The report warns that unless wholesale dynamics ease, German households may continue to face food inflation above the overall rate, prolonging pressure on living costs.

Services and Energy Prices Maintain Upward Pressure

Beyond food, services have become another key inflation driver.

Prices for services — from rent and public transportation to hospitality and healthcare — rose 3.4% in September, outpacing the general inflation rate. Analysts link this to higher labor costs, particularly in the hospitality and healthcare sectors, where wage adjustments from recent collective bargaining agreements are now being passed on to consumers.

Meanwhile, energy prices, though still below last year’s levels, are stabilizing after months of steep declines. The drop in energy costs narrowed to just 0.7%, compared to 2.4% in August, marking the fifth consecutive month of smaller declines.

If global oil and gas prices continue to firm during the winter, they could again add to inflationary pressure in early 2026.

Why Are Food Prices So Volatile?

The extreme divergence between chocolate and olive oil prices reflects a complex web of supply factors and global weather disruptions.

Chocolate Prices: Cocoa Crisis Deepens

Cocoa prices have surged worldwide due to poor harvests in Ivory Coast and Ghana, which together supply more than 60% of global cocoa. Persistent rain, plant diseases, and aging crops have led to the worst output in decades.

Manufacturers across Europe, including German confectioners, have responded by raising retail chocolate prices by over 20% in the past year.

Olive Oil Prices: Relief After Years of Drought

Olive oil, in contrast, has become much cheaper following a recovery in Mediterranean production, particularly in Spain, Italy, and Greece.

After record droughts in 2022 and 2023 caused olive oil prices to more than double, favorable weather conditions in 2025 restored supply. The resulting 22.6% price drop has given consumers some relief, even as other food categories remain costly.

Consumer Reactions and Economic Outlook

German consumers remain cautious in their spending habits. Surveys show that real wage gains achieved earlier in 2025 have only partially offset the erosion of purchasing power caused by inflation. Retail data for the third quarter indicate modest spending growth, mainly driven by services such as travel and dining rather than durable goods.

Economists expect inflation to hover around 2–2.5% in the coming months, staying above the ECB’s target but below the peaks seen in 2023.

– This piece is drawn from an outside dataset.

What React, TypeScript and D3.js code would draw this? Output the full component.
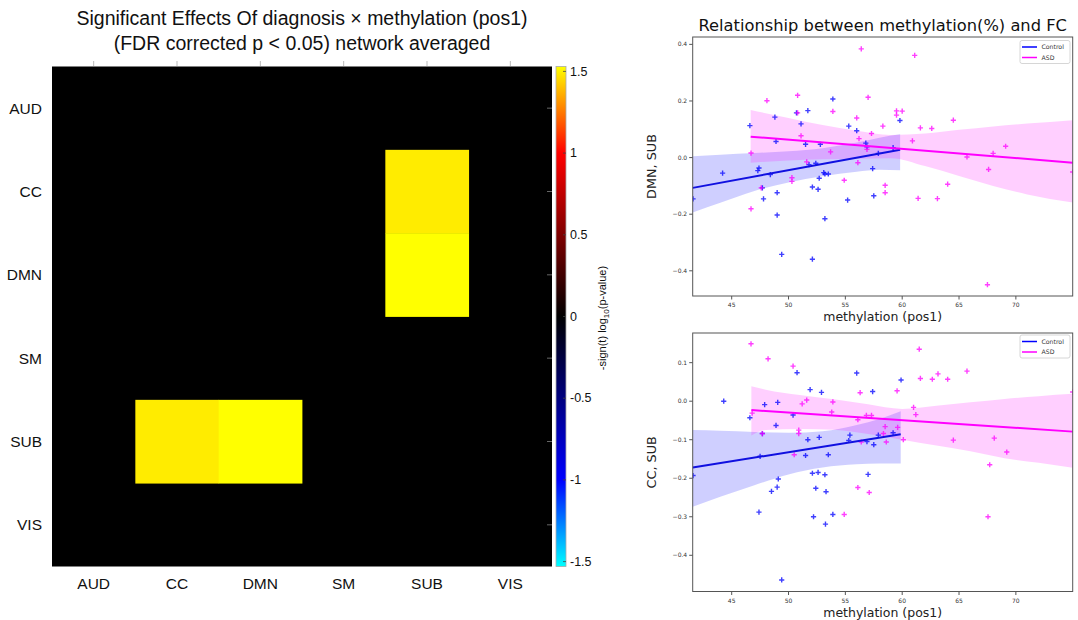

The biggest unknowns remain energy prices and global supply chains — any renewed disruption could quickly reverse the fragile disinflation trend.

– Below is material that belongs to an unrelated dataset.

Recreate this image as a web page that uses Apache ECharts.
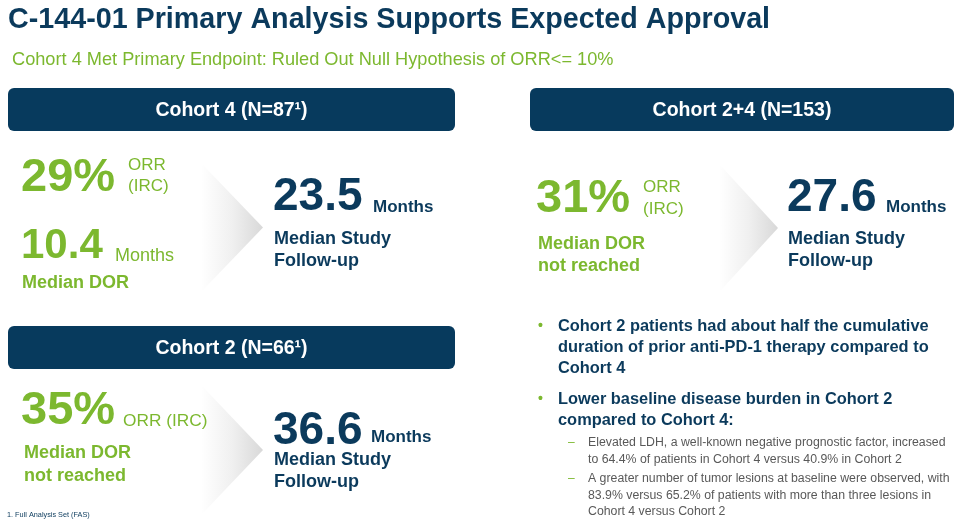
<!DOCTYPE html>
<html>
<head>
<meta charset="utf-8">
<script src="https://cdn.jsdelivr.net/npm/echarts@6/dist/echarts.min.js"></script>
<style>html,body{margin:0;padding:0;background:#fff}#c{width:960px;height:520px}</style>
</head>
<body>
<div id="c"></div>
<script>
// ---- content ----
const titleText = 'C-144-01 Primary Analysis Supports Expected Approval';
const subtitleText = 'Cohort 4 Met Primary Endpoint: Ruled Out Null Hypothesis of ORR<= 10%';
const cohortHeaders = ['Cohort 4 (N=87\u00B9)', 'Cohort 2+4 (N=153)', 'Cohort 2 (N=66\u00B9)'];
const orrPercent = [29, 31, 35];
const orrLabel = ['ORR', '(IRC)'];
const dorMonths = [10.4, null, null];
const dorLabels = ['Median DOR', 'not reached'];
const followUpMonths = [23.5, 27.6, 36.6];
const followUpLabel = ['Median Study', 'Follow-up'];
const unitLabel = 'Months';
const bullets = [
  ['Cohort 2 patients had about half the cumulative', 'duration of prior anti-PD-1 therapy compared to', 'Cohort 4'],
  ['Lower baseline disease burden in Cohort 2', 'compared to Cohort 4:']
];
const subBullets = [
  ['Elevated LDH, a well-known negative prognostic factor, increased', 'to 64.4% of patients in Cohort 4 versus 40.9% in Cohort 2'],
  ['A greater number of tumor lesions at baseline were observed, with', '83.9% versus 65.2% of patients with more than three lesions in', 'Cohort 4 versus Cohort 2']
];
const footnoteText = '1. Full Analysis Set (FAS)';

// ---- styles ----
const NAVY = '#0b3a5c', BOX = '#073a5d', GREEN = '#7cb82f', GRAY = '#595959';
const FF = '"Liberation Sans", Arial, sans-serif';
const f = (w, s) => `${w} ${s}px ${FF}`;
const els = [];
function txt(x, y, text, font, fill, align) {
  els.push({type: 'text', style: {x, y, text, font, fill, textAlign: align || 'left', textVerticalAlign: 'middle'}});
}
function box(x, y, w, h, label) {
  els.push({type: 'rect', shape: {x, y, width: w, height: h, r: 6}, style: {fill: BOX}});
  txt(x + w / 2, y + h / 2 + 1, label, f('bold', 19.5), '#ffffff', 'center');
}
function chevron(x0, yTop, tipX, yBot) {
  const yMid = (yTop + yBot) / 2;
  els.push({type: 'polygon', shape: {points: [[x0, yTop], [x0 + 2, yTop], [tipX, yMid], [x0 + 2, yBot], [x0, yBot]]},
    style: {fill: new echarts.graphic.LinearGradient(0, 0, 1, 0, [
      {offset: 0, color: 'rgba(255,255,255,1)'}, {offset: 0.5, color: '#f0f0f0'}, {offset: 1, color: '#d8d8d8'}])}});
}

txt(8, 20, titleText, f('bold', 28.7), NAVY);
txt(12, 60, subtitleText, f('normal', 18.2), GREEN);

box(8, 88, 447, 43, cohortHeaders[0]);
box(530, 88, 424, 43, cohortHeaders[1]);
box(8, 326, 447, 43, cohortHeaders[2]);

chevron(201, 165, 263, 290);
chevron(719, 166, 778, 290);
chevron(201, 387, 263, 513);

// Cohort 4
txt(21, 178, orrPercent[0] + '%', f('bold', 47), GREEN);
txt(128, 165, orrLabel[0], f('normal', 17), GREEN);
txt(128, 186, orrLabel[1], f('normal', 17), GREEN);
txt(21, 246, String(dorMonths[0]), f('bold', 42), GREEN);
txt(115, 256, unitLabel, f('normal', 18), GREEN);
txt(22, 283, dorLabels[0], f('bold', 18), GREEN);
txt(273, 197, String(followUpMonths[0]), f('bold', 46), NAVY);
txt(373, 207, unitLabel, f('bold', 17), NAVY);
txt(274, 239, followUpLabel[0], f('bold', 18), NAVY);
txt(274, 261, followUpLabel[1], f('bold', 18), NAVY);

// Cohort 2+4
txt(536, 199, orrPercent[1] + '%', f('bold', 47), GREEN);
txt(643, 187, orrLabel[0], f('normal', 17), GREEN);
txt(643, 209, orrLabel[1], f('normal', 17), GREEN);
txt(538, 244, dorLabels[0], f('bold', 18), GREEN);
txt(538, 266, dorLabels[1], f('bold', 18), GREEN);
txt(787, 198, String(followUpMonths[1]), f('bold', 46), NAVY);
txt(886, 207, unitLabel, f('bold', 17), NAVY);
txt(788, 239, followUpLabel[0], f('bold', 18), NAVY);
txt(788, 261, followUpLabel[1], f('bold', 18), NAVY);

// Cohort 2
txt(21, 411, orrPercent[2] + '%', f('bold', 47), GREEN);
txt(123, 421, orrLabel.join(' '), f('normal', 17.3), GREEN);
txt(24, 453, dorLabels[0], f('bold', 18), GREEN);
txt(24, 476, dorLabels[1], f('bold', 18), GREEN);
txt(273, 431, String(followUpMonths[2]), f('bold', 46), NAVY);
txt(371, 437, unitLabel, f('bold', 17), NAVY);
txt(274, 460, followUpLabel[0], f('bold', 18), NAVY);
txt(274, 482, followUpLabel[1], f('bold', 18), NAVY);

// bullets
const bulletY = [326, 399];
bullets.forEach((lines, i) => {
  txt(538, bulletY[i], '\u2022', f('bold', 14), GREEN);
  lines.forEach((l, j) => txt(558, bulletY[i] + j * 21, l, f('bold', 16.4), NAVY));
});
const subY = [443, 479];
subBullets.forEach((lines, i) => {
  txt(568, subY[i], '\u2013', f('normal', 12), GREEN);
  lines.forEach((l, j) => txt(588, subY[i] + j * 16.5, l, f('normal', 12.3), GRAY));
});
txt(7, 515, footnoteText, f('normal', 7.3), NAVY);

const chart = echarts.init(document.getElementById('c'), null, {renderer: 'canvas'});
chart.setOption({backgroundColor: '#ffffff', animation: false, graphic: {elements: els}});
</script>
</body>
</html>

What Does This Mean for Policy?

For policymakers, the challenge lies in balancing inflation control with consumer confidence. The European Central Bank is likely to keep interest rates stable for now, observing whether price pressures ease naturally through winter.

Meanwhile, government officials are focusing on measures to stabilize food prices and support low-income households. Some economists argue for temporary tax relief on essential food items, while others caution that such moves could distort markets and delay normalization.

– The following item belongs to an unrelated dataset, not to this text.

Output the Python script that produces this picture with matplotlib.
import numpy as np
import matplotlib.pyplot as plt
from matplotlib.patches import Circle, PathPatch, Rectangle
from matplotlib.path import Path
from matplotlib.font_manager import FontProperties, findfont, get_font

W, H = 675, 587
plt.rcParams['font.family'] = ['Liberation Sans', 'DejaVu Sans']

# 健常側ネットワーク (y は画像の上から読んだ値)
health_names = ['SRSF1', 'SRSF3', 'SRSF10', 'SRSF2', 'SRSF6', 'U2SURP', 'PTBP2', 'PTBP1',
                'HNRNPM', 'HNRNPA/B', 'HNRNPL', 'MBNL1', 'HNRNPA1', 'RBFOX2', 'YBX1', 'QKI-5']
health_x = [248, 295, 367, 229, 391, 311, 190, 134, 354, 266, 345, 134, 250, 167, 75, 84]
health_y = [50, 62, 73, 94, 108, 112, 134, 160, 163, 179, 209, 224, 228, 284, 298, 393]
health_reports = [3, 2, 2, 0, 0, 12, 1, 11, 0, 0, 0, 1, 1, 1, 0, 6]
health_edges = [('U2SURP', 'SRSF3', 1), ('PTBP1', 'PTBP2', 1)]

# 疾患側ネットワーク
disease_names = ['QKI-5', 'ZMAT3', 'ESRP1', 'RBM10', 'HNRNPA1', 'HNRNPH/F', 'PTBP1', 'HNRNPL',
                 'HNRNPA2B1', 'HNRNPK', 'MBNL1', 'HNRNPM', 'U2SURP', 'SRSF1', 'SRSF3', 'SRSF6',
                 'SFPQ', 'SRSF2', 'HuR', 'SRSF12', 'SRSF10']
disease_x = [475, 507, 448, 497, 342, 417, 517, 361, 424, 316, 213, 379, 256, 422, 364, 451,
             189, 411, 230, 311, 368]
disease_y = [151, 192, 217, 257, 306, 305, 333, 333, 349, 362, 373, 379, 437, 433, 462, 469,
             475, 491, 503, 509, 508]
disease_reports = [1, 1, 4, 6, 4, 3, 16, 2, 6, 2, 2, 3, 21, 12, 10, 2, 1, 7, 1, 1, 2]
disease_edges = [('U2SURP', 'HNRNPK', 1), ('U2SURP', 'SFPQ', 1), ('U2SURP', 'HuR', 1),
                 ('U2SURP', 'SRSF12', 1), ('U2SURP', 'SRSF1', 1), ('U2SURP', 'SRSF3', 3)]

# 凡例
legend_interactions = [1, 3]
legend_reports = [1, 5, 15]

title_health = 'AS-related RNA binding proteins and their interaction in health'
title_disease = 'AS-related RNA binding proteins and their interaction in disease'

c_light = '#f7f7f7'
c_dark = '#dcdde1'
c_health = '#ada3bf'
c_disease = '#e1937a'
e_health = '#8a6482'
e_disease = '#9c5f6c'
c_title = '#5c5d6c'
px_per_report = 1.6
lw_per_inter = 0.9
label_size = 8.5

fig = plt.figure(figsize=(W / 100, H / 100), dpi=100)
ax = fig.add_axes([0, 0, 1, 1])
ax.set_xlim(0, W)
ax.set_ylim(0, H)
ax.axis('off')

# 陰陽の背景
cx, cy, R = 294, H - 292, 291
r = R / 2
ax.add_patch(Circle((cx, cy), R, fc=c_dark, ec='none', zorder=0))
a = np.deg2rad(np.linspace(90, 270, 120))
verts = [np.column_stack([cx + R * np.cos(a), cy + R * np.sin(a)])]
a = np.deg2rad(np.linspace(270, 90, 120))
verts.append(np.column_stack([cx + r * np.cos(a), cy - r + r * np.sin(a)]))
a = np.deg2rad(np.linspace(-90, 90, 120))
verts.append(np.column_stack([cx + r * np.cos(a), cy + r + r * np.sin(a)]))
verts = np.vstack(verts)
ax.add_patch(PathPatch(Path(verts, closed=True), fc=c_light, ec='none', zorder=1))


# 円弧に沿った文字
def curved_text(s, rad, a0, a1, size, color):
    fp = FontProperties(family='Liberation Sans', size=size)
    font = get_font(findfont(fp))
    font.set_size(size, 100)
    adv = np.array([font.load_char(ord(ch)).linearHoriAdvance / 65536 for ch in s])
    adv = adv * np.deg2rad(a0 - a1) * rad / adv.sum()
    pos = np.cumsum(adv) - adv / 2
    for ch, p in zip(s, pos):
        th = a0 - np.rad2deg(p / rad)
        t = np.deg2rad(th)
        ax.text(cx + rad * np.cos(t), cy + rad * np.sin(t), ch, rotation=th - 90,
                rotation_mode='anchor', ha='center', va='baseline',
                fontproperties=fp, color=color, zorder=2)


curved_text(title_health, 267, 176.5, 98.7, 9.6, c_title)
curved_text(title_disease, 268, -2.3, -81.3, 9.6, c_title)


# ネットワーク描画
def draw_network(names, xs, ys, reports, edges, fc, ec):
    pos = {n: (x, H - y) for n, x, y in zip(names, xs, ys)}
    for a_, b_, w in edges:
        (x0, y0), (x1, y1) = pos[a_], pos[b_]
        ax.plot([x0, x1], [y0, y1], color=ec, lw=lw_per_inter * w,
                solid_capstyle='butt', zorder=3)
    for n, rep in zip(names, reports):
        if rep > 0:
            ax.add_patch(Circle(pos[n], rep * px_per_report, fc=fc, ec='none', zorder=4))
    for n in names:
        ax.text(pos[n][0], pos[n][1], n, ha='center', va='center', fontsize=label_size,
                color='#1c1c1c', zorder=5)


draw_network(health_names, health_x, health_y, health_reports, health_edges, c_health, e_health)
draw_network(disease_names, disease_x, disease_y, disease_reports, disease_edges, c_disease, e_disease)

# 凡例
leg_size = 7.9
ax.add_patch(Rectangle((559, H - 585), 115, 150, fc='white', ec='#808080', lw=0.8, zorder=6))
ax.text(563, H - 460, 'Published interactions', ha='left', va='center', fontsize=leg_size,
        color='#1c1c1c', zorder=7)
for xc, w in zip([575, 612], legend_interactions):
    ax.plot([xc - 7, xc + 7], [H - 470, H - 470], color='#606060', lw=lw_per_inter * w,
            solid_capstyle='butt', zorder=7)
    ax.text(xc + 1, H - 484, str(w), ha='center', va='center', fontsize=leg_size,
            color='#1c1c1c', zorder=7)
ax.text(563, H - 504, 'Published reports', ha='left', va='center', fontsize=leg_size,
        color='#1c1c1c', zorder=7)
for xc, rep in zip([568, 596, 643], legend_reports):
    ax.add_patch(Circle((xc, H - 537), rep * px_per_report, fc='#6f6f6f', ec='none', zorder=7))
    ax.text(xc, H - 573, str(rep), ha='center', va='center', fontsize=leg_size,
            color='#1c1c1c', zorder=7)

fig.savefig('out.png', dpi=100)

The Broader Context: Four Years of Food Price Inflation

Food prices in Germany have increased by roughly 30% since mid-2021, according to Destatis data. This makes food one of the fastest-growing cost categories in the consumer basket, surpassing housing and transportation in relative price gains.

The persistent rise has shifted household spending patterns, with more Germans turning to discount supermarkets and private-label products to manage expenses.

If the current wholesale and service price trends persist, experts say inflation could stay slightly above 2% well into 2026 — marking a return to what some economists call a “structural inflation plateau,” where moderate but sticky price increases become the new normal.

In Summary

Germany’s inflation is once again gaining pace after months of decline.

Chocolate prices have surged more than 20%, olive oil prices have plunged by nearly the same amount, and food overall remains expensive despite selective relief.

As wholesale and service prices continue to rise, economists warn that inflation could remain stubbornly above the desired level, challenging both policymakers and consumers in the months ahead.